Therein lies the qualitative difference. Pakistan has had to review its security policies in the region, east and west, because they clashed with US interests after the 9/11 strikes.
The US priorities in South Asia can be assessed from what President Bush said at his joint press conference. It is clear that America's strategic partner in this region is India and not Pakistan.
This means that Pakistani policy makers also need to think in new directions. The time for depending too much on the US is perhaps over.
If the US can enter an agreement over civilian nuclear cooperation, Pakistan can do the same with China.

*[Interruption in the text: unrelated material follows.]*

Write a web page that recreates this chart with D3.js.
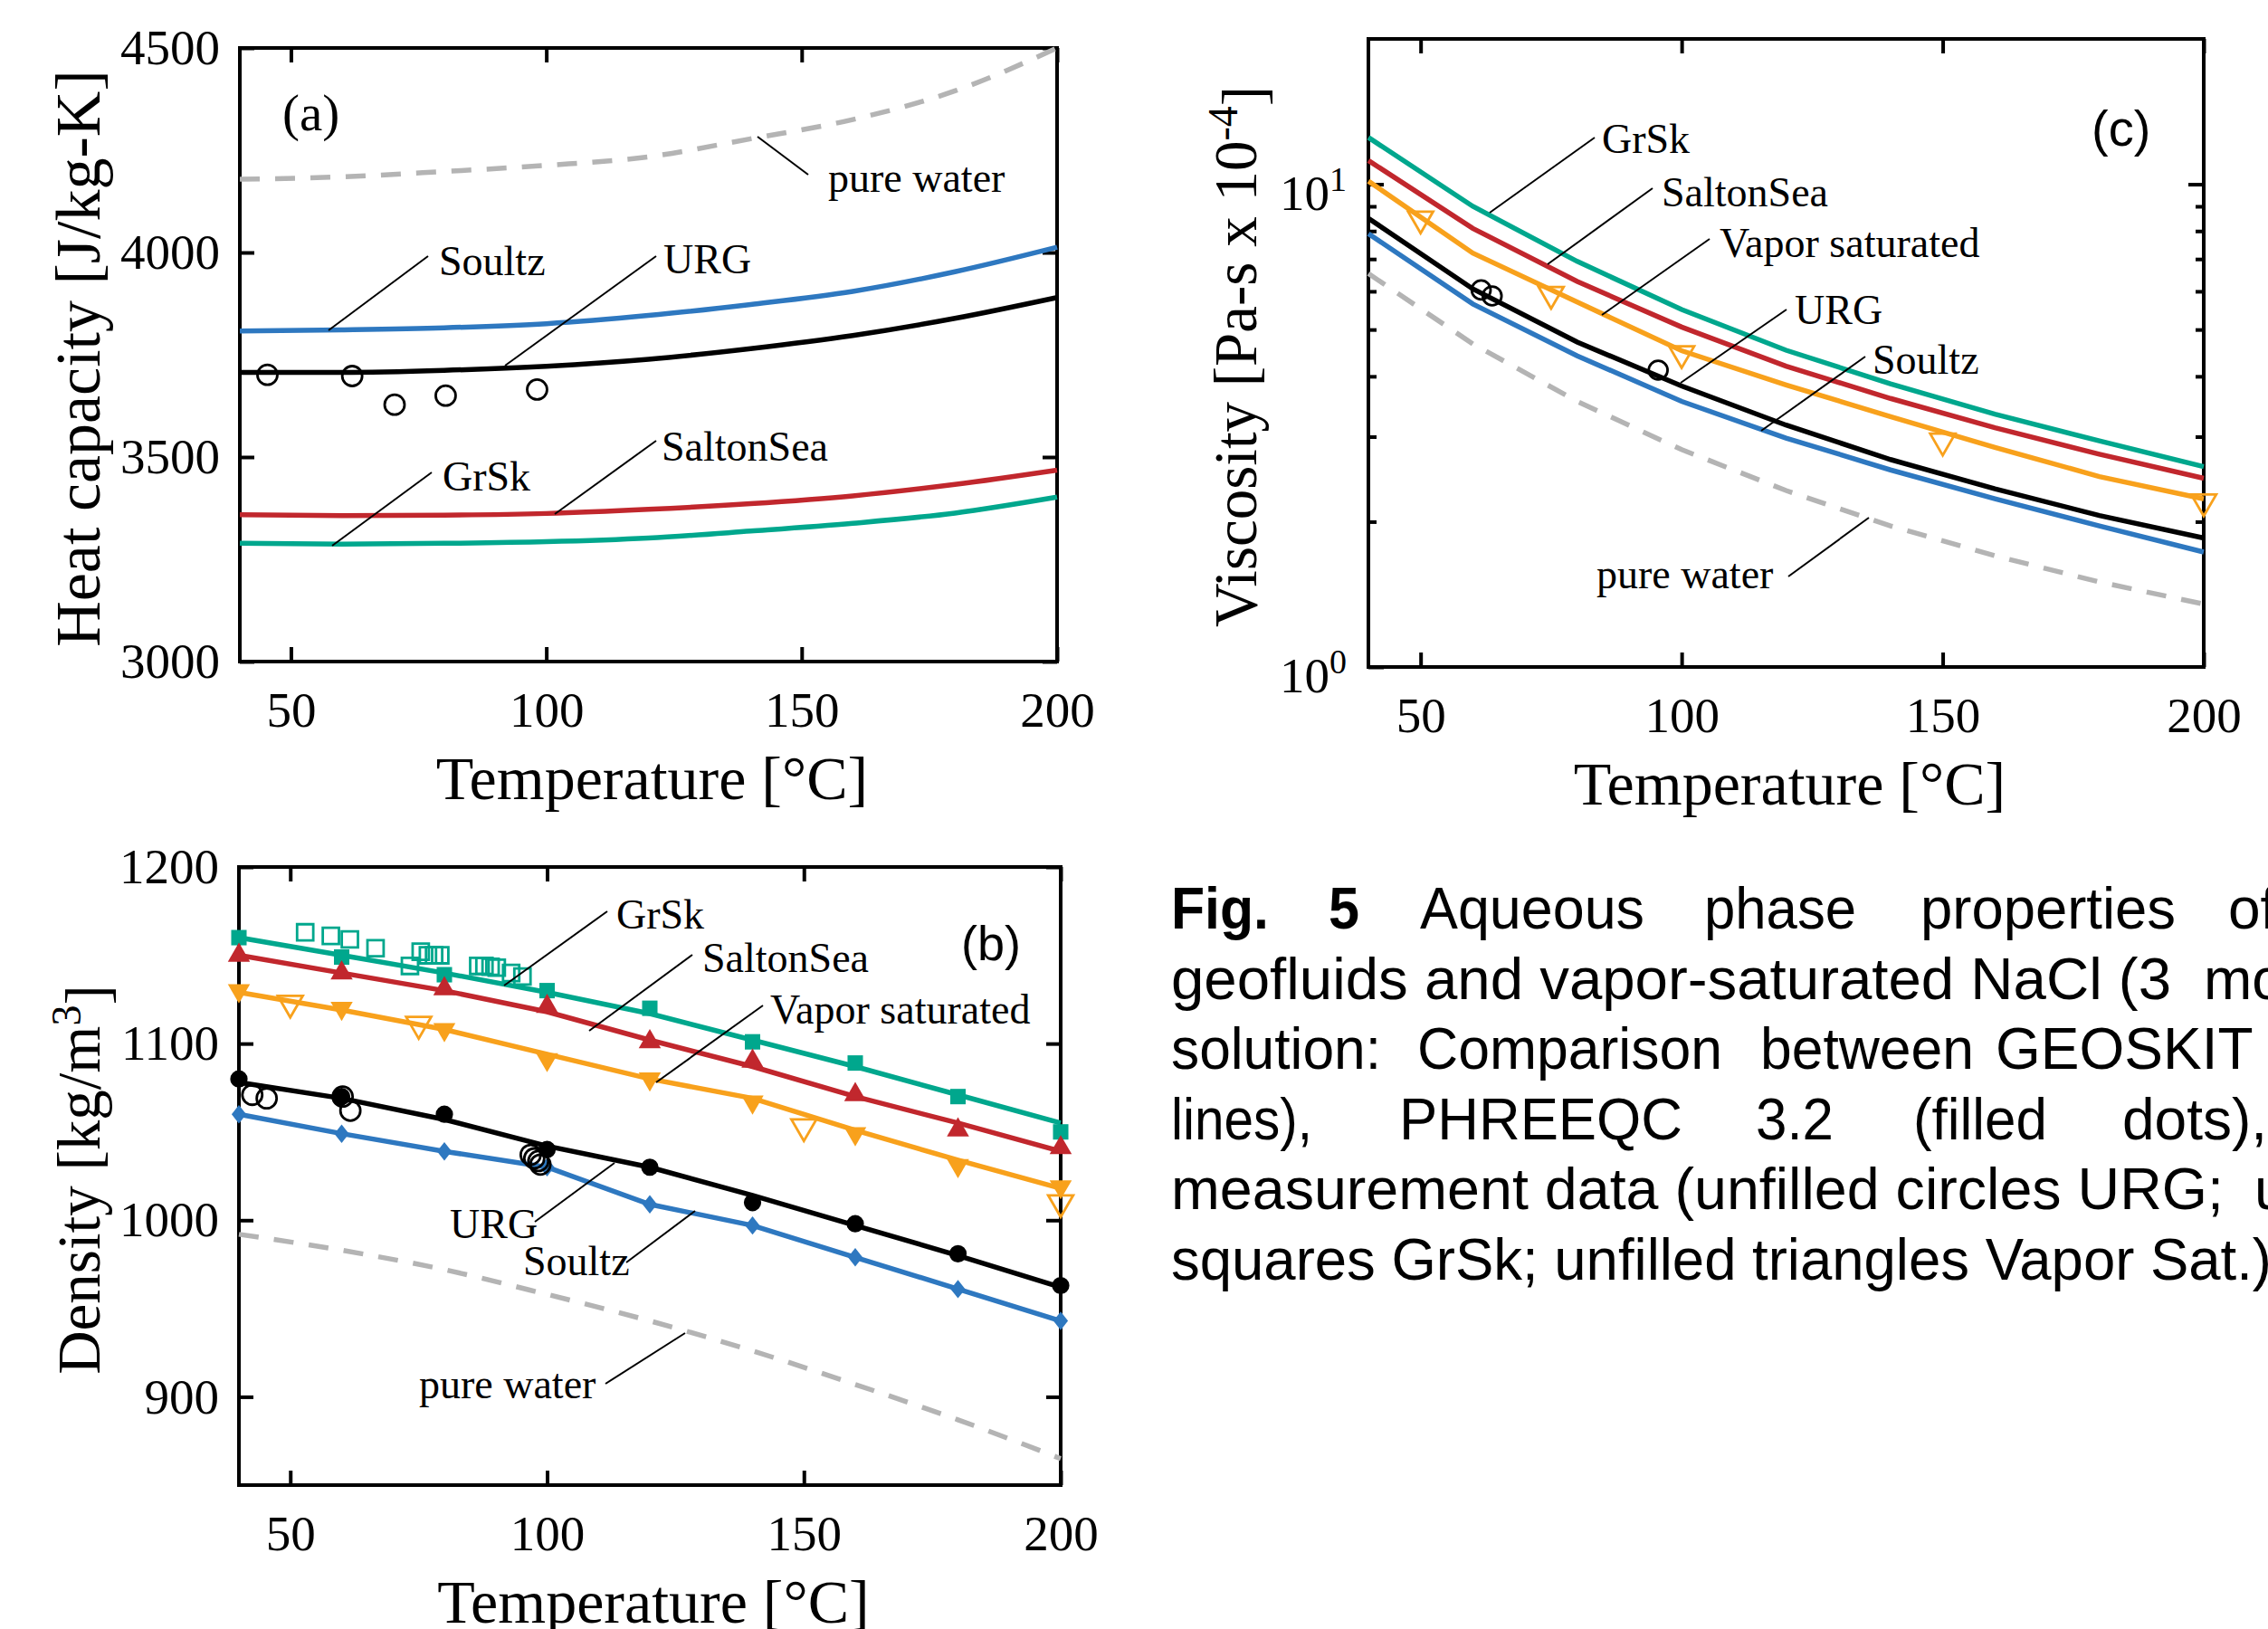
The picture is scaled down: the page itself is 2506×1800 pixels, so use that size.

Good one, George. First you dishonor South Asia's Man of Peace, then you recreate the nuclear tensions which the nations of the region had almost completely exorcised - and without your bumbling 'help'.
You are also making an enemy of an ally and a friend:
In the light of all this, Pakistan should not be under any illusion. The Americans only know how to use others for their own interests. Mr Bush has said that he is battling political and jihadi Islam whereas politics and jihad are one and the same thing in the true Islamic spirit.
Pakistanis generally feel that he has not even given a lollipop to Pakistan. No resolution of the Kashmir dispute, no road map for democracy, no appreciation of Pakistan's energy needs and no attempts to cool down tempers over the blasphemous cartoons.
President Bush alone knows exactly why he visited Pakistan. It was being generally thought that President Bush's visit is aimed at strengthening President Musharraf personally, so that he may continue his fight against terrorism. But only time will tell Mr Bush has ended up strengthening or weakening his friend.
The Carlyle Group must be celebrating tonight! Their Pennsylvania Avanue Puppet has greatly enhanced their opportunities to 'earn' a rupee. At the same time, this discord over the unequal treatment accorded Pakistan for the benefit of India and their Atomic Arsenal could rupture the recent agreement to cooperate - with Iran and China - in constructing a natural gas pipeline intended to benefit all four countries. That means that the Texas Oil boys are seeing a return on their investment in Dubai-yah.
Who cares if the Four Horsemen of the Apocalypse are loosed upon the people of the world? After all, just like The Godfather's Salvadore "Sally" Tessio said: "It was business", and business must be good - or else.